INFORMATION PROVIDED:
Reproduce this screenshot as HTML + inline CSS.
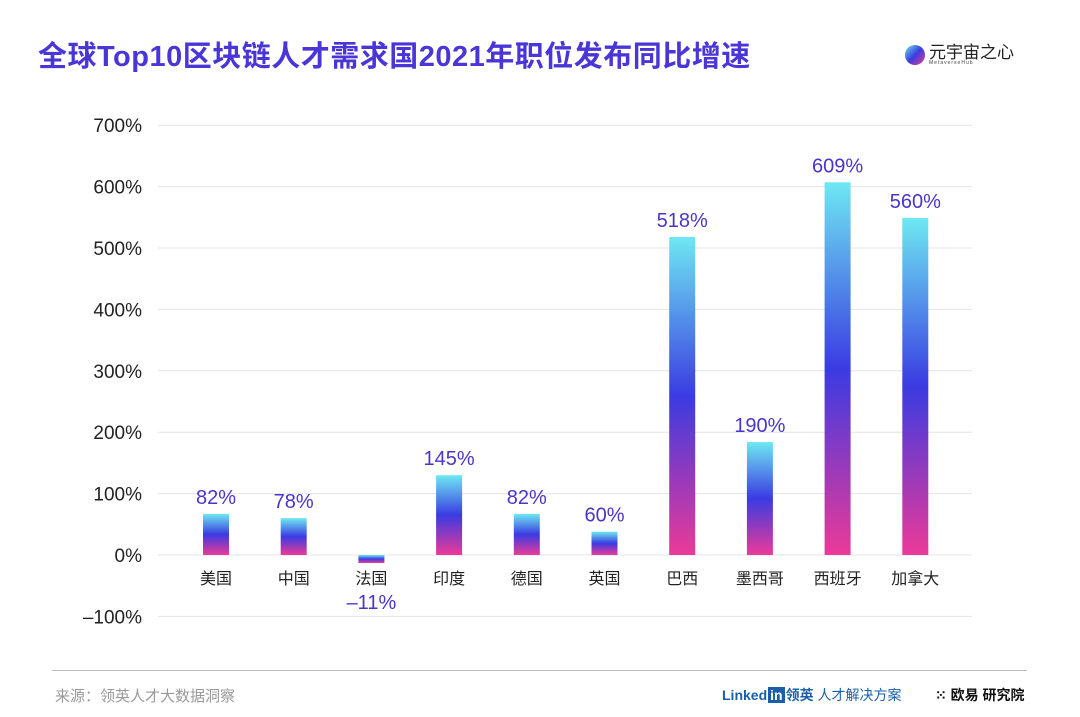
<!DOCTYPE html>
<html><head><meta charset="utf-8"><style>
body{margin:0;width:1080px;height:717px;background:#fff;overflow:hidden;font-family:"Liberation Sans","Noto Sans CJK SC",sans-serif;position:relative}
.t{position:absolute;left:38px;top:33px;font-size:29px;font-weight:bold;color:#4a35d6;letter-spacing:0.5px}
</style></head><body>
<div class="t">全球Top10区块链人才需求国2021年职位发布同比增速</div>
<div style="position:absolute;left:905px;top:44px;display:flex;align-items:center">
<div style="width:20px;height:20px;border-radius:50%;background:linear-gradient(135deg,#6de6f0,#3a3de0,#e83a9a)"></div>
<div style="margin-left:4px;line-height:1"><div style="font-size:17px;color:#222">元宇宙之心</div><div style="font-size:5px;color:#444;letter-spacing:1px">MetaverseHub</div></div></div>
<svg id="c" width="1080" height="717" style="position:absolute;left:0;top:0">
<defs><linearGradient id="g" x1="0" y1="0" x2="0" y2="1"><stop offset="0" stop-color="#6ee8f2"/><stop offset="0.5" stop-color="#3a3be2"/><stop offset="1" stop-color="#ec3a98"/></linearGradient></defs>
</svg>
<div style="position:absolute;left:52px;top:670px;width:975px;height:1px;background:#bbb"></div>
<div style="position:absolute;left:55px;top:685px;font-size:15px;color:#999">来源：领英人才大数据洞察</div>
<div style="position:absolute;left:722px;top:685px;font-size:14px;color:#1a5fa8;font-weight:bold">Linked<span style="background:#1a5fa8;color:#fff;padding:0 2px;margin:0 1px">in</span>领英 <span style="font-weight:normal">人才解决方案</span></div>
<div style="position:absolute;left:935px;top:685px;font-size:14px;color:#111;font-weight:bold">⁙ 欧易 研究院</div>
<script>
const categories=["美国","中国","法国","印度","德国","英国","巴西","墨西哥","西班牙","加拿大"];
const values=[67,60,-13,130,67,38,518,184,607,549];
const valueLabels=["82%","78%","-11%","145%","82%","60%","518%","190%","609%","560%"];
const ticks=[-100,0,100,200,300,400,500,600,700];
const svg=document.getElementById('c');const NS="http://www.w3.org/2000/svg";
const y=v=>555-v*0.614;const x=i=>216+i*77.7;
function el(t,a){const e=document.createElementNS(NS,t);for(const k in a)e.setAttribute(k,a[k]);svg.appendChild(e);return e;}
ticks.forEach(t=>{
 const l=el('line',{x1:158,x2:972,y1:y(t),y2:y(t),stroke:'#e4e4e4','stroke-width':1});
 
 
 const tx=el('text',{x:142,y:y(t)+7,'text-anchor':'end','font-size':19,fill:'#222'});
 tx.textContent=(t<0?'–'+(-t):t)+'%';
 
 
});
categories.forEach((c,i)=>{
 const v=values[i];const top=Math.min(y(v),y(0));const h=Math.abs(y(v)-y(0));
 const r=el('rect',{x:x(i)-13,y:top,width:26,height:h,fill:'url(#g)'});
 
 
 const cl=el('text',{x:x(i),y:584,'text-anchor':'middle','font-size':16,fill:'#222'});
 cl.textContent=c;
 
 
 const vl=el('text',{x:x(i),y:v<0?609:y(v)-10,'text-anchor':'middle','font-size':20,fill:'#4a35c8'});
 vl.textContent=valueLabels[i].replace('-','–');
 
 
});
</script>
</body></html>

PROBLEM TO SOLVE:
Reproduce every line precisely as given, omitting all pictures.

SOLUTION TO THIS TASK:
Reproduce this screenshot as HTML + inline CSS.
<!DOCTYPE html>
<html><head><meta charset="utf-8"><style>
body{margin:0;width:1080px;height:717px;background:#fff;overflow:hidden;font-family:"Liberation Sans","Noto Sans CJK SC",sans-serif;position:relative}
.t{position:absolute;left:38px;top:33px;font-size:29px;font-weight:bold;color:#4a35d6;letter-spacing:0.5px}
</style></head><body>
<div class="t">全球Top10区块链人才需求国2021年职位发布同比增速</div>
<div style="position:absolute;left:905px;top:44px;display:flex;align-items:center">
<div style="width:20px;height:20px;border-radius:50%;background:linear-gradient(135deg,#6de6f0,#3a3de0,#e83a9a)"></div>
<div style="margin-left:4px;line-height:1"><div style="font-size:17px;color:#222">元宇宙之心</div><div style="font-size:5px;color:#444;letter-spacing:1px">MetaverseHub</div></div></div>
<svg id="c" width="1080" height="717" style="position:absolute;left:0;top:0">
<defs><linearGradient id="g" x1="0" y1="0" x2="0" y2="1"><stop offset="0" stop-color="#6ee8f2"/><stop offset="0.5" stop-color="#3a3be2"/><stop offset="1" stop-color="#ec3a98"/></linearGradient></defs>
</svg>
<div style="position:absolute;left:52px;top:670px;width:975px;height:1px;background:#bbb"></div>
<div style="position:absolute;left:55px;top:685px;font-size:15px;color:#999">来源：领英人才大数据洞察</div>
<div style="position:absolute;left:722px;top:685px;font-size:14px;color:#1a5fa8;font-weight:bold">Linked<span style="background:#1a5fa8;color:#fff;padding:0 2px;margin:0 1px">in</span>领英 <span style="font-weight:normal">人才解决方案</span></div>
<div style="position:absolute;left:935px;top:685px;font-size:14px;color:#111;font-weight:bold">⁙ 欧易 研究院</div>
<script>
const categories=["美国","中国","法国","印度","德国","英国","巴西","墨西哥","西班牙","加拿大"];
const values=[67,60,-13,130,67,38,518,184,607,549];
const valueLabels=["82%","78%","-11%","145%","82%","60%","518%","190%","609%","560%"];
const ticks=[-100,0,100,200,300,400,500,600,700];
const svg=document.getElementById('c');const NS="http://www.w3.org/2000/svg";
const y=v=>555-v*0.614;const x=i=>216+i*77.7;
function el(t,a){const e=document.createElementNS(NS,t);for(const k in a)e.setAttribute(k,a[k]);svg.appendChild(e);return e;}
ticks.forEach(t=>{
 const l=el('line',{x1:158,x2:972,y1:y(t),y2:y(t),stroke:'#e4e4e4','stroke-width':1});
 
 
 const tx=el('text',{x:142,y:y(t)+7,'text-anchor':'end','font-size':19,fill:'#222'});
 tx.textContent=(t<0?'–'+(-t):t)+'%';
 
 
});
categories.forEach((c,i)=>{
 const v=values[i];const top=Math.min(y(v),y(0));const h=Math.abs(y(v)-y(0));
 const r=el('rect',{x:x(i)-13,y:top,width:26,height:h,fill:'url(#g)'});
 
 
 const cl=el('text',{x:x(i),y:584,'text-anchor':'middle','font-size':16,fill:'#222'});
 cl.textContent=c;
 
 
 const vl=el('text',{x:x(i),y:v<0?609:y(v)-10,'text-anchor':'middle','font-size':20,fill:'#4a35c8'});
 vl.textContent=valueLabels[i].replace('-','–');
 
 
});
</script>
</body></html>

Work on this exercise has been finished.